Er zijn ook relais met twee aansluitpunten 87. In totaal zijn er dan 5 aansluitlippen. Vaak aangeduid met 87a en 87b. Hierbij gaat om een zogenaamd wisselrelais. (In het schema ‘Diesel’ wordt daar doelbewust gebruik van gemaakt).
Hebt U zo’n wisselrelais (dit is voor onze toepassing zonder meer te gebruiken) let dan goed op welk punt 87 U gebruikt. Het gaat om het punt dat met punt 30 verbonden is als het relais bekrachtigd is.
Worden de nummers niet bij de aansluitpunten vermeld en U hebt een relais met vier (4) aansluitpunten dan kunt U ze als volgt ‘sorteren’.
Doe dit niet bij een relais met vijf (5) aansluitpunten!, maar laat u adviseren door een deskundige.
Sluit de plus van de accu aan op één van de punten.

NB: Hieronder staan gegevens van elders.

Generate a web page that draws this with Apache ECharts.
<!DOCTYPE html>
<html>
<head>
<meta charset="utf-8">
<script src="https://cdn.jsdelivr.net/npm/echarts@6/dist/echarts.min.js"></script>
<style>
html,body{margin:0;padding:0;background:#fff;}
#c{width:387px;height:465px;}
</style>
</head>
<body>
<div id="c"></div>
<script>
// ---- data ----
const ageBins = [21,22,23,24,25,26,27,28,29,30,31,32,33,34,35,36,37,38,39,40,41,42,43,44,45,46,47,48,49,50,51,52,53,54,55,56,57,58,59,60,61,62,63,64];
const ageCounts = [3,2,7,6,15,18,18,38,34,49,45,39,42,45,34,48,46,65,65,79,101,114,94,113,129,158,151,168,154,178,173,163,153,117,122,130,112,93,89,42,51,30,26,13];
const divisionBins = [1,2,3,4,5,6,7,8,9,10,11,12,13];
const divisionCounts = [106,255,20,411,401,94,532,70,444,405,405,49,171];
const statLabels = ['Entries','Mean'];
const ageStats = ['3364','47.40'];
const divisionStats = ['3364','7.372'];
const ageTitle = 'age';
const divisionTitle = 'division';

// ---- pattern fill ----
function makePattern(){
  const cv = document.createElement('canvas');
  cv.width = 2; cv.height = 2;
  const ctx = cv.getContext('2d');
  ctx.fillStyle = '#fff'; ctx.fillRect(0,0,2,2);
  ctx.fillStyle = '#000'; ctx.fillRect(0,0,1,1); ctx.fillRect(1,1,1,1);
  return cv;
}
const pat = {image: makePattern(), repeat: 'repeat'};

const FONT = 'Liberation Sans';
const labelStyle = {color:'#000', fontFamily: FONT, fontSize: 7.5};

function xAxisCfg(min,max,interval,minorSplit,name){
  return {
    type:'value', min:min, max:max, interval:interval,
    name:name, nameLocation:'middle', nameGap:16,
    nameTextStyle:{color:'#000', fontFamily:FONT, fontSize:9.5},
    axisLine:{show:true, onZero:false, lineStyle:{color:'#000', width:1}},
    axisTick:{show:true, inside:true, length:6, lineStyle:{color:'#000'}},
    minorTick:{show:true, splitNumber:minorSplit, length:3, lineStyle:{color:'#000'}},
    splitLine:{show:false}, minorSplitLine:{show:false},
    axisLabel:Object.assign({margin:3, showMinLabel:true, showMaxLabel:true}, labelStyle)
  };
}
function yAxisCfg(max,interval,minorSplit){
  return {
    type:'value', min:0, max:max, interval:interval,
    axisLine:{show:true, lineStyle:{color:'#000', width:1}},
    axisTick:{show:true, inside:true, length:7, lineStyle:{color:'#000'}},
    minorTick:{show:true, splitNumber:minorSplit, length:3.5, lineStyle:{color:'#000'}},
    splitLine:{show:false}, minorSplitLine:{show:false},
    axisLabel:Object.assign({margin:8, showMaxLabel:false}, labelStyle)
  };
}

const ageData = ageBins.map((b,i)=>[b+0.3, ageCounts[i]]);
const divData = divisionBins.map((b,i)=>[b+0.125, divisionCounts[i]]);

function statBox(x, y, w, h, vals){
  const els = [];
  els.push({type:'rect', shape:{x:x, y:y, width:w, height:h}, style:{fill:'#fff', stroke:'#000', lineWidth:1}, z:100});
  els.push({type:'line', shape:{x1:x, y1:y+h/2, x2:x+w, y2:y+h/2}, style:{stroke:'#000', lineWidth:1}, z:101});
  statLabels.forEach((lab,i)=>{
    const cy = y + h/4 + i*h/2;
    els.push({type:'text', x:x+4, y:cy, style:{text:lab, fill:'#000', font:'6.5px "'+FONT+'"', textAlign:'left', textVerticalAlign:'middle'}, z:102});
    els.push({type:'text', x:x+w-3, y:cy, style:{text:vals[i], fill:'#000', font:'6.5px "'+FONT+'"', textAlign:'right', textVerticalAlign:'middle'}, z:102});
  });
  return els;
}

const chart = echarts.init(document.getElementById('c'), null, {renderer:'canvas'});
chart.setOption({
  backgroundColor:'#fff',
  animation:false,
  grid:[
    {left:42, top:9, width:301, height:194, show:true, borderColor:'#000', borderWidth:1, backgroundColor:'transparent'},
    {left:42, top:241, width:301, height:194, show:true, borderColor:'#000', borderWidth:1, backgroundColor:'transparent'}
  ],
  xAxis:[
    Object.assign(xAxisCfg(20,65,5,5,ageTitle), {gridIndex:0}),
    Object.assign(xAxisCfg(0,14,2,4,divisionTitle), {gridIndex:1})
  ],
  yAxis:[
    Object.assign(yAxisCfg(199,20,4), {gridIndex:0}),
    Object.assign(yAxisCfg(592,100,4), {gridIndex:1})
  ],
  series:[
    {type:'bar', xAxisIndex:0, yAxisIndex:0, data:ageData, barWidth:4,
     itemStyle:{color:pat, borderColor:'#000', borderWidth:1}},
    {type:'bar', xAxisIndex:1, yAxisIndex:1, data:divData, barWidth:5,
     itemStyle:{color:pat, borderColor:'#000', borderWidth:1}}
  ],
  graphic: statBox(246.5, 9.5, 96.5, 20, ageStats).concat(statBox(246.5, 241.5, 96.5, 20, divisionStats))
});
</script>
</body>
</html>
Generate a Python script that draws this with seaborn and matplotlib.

Maak nu een verbinding tussen de min van de accu en één van de drie andere punten.
Probeer ze alle drie even. Schrik niet als het relais klikt. Dan hebt U het goede punt te pakken. Als het relais bij geen van die drie punten klikt, verbindt dan de pluspool van de accu met een van die drie punten. Nu weer met de min het zelfde spelletje. Raak de drie andere punten beurtelings aan. Ga net zo lang door met wisselen en aanraken tot het relais klikt. U hebt dan de punten 85 en 86 te pakken. De andere twee zijn de punten 30 en 87. De aanduiding is verder niet van belang omdat de punten 85 en 86 met elkaar verwisseld mogen worden (hierop komen de dunne draden) en de punten 30 en 87 mogen onderling verwisseld worden (hierop komen de dikke draden).